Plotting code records
::::::::

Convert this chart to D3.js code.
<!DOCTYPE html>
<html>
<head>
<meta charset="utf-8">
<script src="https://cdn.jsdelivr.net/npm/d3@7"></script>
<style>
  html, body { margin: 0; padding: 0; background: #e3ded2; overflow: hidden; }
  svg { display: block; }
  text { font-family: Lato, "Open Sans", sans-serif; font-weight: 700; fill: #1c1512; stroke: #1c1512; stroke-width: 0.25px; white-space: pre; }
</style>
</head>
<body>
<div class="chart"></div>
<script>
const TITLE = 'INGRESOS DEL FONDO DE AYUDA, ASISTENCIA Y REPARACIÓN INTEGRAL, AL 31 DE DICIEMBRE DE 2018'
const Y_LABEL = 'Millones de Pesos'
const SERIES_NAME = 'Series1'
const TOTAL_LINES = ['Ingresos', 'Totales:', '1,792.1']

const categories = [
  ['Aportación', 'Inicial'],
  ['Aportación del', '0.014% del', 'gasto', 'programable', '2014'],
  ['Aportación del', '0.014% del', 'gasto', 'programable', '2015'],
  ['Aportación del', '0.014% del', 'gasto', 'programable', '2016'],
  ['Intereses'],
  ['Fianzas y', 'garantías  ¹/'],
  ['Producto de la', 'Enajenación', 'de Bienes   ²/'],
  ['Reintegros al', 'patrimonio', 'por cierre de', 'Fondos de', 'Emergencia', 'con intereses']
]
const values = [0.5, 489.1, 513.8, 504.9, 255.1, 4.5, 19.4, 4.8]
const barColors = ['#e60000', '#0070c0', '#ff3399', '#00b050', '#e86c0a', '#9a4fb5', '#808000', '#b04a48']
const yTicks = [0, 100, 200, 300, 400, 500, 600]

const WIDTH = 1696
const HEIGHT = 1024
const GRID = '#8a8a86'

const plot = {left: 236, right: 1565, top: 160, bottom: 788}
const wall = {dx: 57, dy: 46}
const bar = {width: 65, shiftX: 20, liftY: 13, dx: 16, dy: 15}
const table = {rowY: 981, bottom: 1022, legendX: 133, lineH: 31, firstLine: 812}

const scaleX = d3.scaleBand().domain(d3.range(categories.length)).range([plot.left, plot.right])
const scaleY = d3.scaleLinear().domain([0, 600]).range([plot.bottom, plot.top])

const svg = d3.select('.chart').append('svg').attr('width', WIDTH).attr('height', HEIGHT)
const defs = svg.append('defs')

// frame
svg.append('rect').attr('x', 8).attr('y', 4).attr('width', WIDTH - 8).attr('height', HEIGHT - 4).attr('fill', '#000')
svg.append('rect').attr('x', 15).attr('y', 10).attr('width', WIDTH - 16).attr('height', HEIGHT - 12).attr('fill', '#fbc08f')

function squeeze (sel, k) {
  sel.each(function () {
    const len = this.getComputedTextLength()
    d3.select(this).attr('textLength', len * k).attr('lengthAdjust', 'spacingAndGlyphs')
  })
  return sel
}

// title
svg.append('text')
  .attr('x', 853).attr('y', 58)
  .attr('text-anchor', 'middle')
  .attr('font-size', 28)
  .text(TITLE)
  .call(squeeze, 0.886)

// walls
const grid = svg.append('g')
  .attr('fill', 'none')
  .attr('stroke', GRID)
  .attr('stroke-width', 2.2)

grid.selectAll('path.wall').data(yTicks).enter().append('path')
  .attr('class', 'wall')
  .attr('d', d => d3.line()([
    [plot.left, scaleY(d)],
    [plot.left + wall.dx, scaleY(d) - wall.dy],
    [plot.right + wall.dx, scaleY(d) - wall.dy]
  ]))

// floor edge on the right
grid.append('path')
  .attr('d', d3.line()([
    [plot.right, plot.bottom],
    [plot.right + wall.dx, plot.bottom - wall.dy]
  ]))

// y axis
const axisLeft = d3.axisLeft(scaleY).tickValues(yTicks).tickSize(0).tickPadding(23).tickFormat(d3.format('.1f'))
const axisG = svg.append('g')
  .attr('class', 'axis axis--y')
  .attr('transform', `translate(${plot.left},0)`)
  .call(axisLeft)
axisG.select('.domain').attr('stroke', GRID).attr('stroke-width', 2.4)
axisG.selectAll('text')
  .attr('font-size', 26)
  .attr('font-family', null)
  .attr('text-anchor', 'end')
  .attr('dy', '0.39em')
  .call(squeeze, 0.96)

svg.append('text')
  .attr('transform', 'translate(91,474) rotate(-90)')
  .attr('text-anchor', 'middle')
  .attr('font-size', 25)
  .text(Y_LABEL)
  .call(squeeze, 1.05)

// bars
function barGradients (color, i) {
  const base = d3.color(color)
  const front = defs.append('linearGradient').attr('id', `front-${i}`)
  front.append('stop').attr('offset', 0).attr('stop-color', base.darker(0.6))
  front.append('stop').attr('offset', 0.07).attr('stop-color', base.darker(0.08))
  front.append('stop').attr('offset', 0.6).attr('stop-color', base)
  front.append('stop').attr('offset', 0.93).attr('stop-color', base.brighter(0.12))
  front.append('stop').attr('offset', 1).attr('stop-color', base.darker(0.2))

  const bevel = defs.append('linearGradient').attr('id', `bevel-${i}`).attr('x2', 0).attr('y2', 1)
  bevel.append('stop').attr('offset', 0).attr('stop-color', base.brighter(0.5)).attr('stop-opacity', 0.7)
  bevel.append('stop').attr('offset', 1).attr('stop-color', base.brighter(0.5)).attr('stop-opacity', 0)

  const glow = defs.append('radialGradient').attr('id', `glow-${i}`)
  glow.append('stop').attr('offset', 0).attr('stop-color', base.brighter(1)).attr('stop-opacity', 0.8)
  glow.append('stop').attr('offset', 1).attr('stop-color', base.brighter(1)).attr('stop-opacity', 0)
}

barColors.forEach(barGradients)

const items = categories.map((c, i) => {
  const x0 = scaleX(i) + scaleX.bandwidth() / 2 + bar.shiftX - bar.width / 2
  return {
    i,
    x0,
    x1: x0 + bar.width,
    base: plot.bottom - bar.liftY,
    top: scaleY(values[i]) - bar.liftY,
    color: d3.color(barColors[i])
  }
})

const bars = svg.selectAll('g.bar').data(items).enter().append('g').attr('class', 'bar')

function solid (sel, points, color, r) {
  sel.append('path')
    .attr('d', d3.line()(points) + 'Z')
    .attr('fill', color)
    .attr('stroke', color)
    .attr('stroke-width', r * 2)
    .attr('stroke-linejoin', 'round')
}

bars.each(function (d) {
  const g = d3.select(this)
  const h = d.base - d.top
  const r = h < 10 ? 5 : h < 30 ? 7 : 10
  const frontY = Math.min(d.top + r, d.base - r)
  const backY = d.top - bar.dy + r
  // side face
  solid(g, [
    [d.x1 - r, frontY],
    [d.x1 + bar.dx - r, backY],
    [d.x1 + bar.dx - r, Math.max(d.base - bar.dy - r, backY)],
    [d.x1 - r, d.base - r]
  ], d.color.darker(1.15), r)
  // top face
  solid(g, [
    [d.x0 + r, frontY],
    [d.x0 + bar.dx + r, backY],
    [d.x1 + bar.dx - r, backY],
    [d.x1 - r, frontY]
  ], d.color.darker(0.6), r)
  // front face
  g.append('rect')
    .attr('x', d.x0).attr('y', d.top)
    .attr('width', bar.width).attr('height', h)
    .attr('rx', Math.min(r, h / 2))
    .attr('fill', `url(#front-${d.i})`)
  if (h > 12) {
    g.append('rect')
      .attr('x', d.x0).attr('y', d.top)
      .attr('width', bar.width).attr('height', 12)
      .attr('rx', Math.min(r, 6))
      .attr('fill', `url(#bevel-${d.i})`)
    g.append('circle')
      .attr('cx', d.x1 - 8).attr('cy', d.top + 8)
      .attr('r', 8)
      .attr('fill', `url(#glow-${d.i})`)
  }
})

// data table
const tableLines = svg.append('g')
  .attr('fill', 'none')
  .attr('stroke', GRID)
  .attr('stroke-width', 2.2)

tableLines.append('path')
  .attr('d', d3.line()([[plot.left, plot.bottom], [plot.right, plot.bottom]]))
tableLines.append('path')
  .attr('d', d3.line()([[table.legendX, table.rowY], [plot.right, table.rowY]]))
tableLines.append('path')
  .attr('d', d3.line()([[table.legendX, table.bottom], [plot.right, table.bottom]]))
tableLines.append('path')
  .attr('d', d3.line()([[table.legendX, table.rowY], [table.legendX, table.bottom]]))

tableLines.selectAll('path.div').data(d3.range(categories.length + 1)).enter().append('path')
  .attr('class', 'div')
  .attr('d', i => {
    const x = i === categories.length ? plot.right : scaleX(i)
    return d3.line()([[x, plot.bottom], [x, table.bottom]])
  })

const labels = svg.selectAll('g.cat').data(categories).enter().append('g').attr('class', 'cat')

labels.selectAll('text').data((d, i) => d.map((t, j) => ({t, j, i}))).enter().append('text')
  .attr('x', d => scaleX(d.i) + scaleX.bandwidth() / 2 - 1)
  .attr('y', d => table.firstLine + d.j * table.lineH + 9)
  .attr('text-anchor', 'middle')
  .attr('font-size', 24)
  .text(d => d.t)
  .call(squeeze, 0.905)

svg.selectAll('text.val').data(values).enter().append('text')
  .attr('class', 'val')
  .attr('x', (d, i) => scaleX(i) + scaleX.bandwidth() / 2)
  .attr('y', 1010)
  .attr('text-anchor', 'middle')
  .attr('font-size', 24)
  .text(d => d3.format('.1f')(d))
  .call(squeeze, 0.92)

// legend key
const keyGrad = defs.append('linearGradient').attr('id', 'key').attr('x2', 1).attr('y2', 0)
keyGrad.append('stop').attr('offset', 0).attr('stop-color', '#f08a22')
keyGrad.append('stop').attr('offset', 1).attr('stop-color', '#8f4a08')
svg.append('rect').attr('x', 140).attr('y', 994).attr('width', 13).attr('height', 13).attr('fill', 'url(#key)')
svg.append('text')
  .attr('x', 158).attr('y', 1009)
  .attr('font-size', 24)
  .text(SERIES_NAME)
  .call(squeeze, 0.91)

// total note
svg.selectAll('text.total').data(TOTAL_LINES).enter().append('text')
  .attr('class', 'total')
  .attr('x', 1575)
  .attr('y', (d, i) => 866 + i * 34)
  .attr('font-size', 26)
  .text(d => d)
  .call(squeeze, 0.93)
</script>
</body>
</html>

::::::::

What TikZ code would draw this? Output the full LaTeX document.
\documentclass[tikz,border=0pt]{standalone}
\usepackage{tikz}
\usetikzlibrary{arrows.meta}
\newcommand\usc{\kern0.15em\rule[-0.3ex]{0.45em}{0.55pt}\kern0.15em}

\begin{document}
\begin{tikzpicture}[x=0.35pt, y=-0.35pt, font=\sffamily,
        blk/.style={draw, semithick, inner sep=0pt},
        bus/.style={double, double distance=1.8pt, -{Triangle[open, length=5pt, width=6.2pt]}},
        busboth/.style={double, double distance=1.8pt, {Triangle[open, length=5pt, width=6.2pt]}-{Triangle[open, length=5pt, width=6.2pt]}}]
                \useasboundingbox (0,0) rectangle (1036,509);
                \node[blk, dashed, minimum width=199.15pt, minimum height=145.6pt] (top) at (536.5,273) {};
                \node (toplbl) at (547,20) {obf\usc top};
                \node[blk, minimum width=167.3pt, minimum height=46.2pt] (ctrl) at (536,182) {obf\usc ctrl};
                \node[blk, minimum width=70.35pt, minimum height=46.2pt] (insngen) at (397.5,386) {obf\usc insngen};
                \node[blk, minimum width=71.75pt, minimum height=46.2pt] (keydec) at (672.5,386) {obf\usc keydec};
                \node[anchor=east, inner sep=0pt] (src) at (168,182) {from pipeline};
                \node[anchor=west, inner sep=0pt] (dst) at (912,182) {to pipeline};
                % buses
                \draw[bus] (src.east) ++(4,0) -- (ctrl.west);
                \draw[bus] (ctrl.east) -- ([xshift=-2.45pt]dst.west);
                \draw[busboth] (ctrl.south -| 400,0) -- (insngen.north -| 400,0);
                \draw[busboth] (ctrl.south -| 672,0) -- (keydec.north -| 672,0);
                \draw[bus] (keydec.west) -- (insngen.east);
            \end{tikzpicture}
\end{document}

::::::::

### SHORT PROBLEM
From the records above, print exactly the lines that run from the line with "Convert this chart to D3.js code." to the line with "d3.scaleLinear().domain([0, 600]).range([plot.bottom, plot.top])", inclusive.

### THE COMPLETED TASK
Convert this chart to D3.js code.
<!DOCTYPE html>
<html>
<head>
<meta charset="utf-8">
<script src="https://cdn.jsdelivr.net/npm/d3@7"></script>
<style>
  html, body { margin: 0; padding: 0; background: #e3ded2; overflow: hidden; }
  svg { display: block; }
  text { font-family: Lato, "Open Sans", sans-serif; font-weight: 700; fill: #1c1512; stroke: #1c1512; stroke-width: 0.25px; white-space: pre; }
</style>
</head>
<body>
<div class="chart"></div>
<script>
const TITLE = 'INGRESOS DEL FONDO DE AYUDA, ASISTENCIA Y REPARACIÓN INTEGRAL, AL 31 DE DICIEMBRE DE 2018'
const Y_LABEL = 'Millones de Pesos'
const SERIES_NAME = 'Series1'
const TOTAL_LINES = ['Ingresos', 'Totales:', '1,792.1']

const categories = [
  ['Aportación', 'Inicial'],
  ['Aportación del', '0.014% del', 'gasto', 'programable', '2014'],
  ['Aportación del', '0.014% del', 'gasto', 'programable', '2015'],
  ['Aportación del', '0.014% del', 'gasto', 'programable', '2016'],
  ['Intereses'],
  ['Fianzas y', 'garantías  ¹/'],
  ['Producto de la', 'Enajenación', 'de Bienes   ²/'],
  ['Reintegros al', 'patrimonio', 'por cierre de', 'Fondos de', 'Emergencia', 'con intereses']
]
const values = [0.5, 489.1, 513.8, 504.9, 255.1, 4.5, 19.4, 4.8]
const barColors = ['#e60000', '#0070c0', '#ff3399', '#00b050', '#e86c0a', '#9a4fb5', '#808000', '#b04a48']
const yTicks = [0, 100, 200, 300, 400, 500, 600]

const WIDTH = 1696
const HEIGHT = 1024
const GRID = '#8a8a86'

const plot = {left: 236, right: 1565, top: 160, bottom: 788}
const wall = {dx: 57, dy: 46}
const bar = {width: 65, shiftX: 20, liftY: 13, dx: 16, dy: 15}
const table = {rowY: 981, bottom: 1022, legendX: 133, lineH: 31, firstLine: 812}

const scaleX = d3.scaleBand().domain(d3.range(categories.length)).range([plot.left, plot.right])
const scaleY = d3.scaleLinear().domain([0, 600]).range([plot.bottom, plot.top])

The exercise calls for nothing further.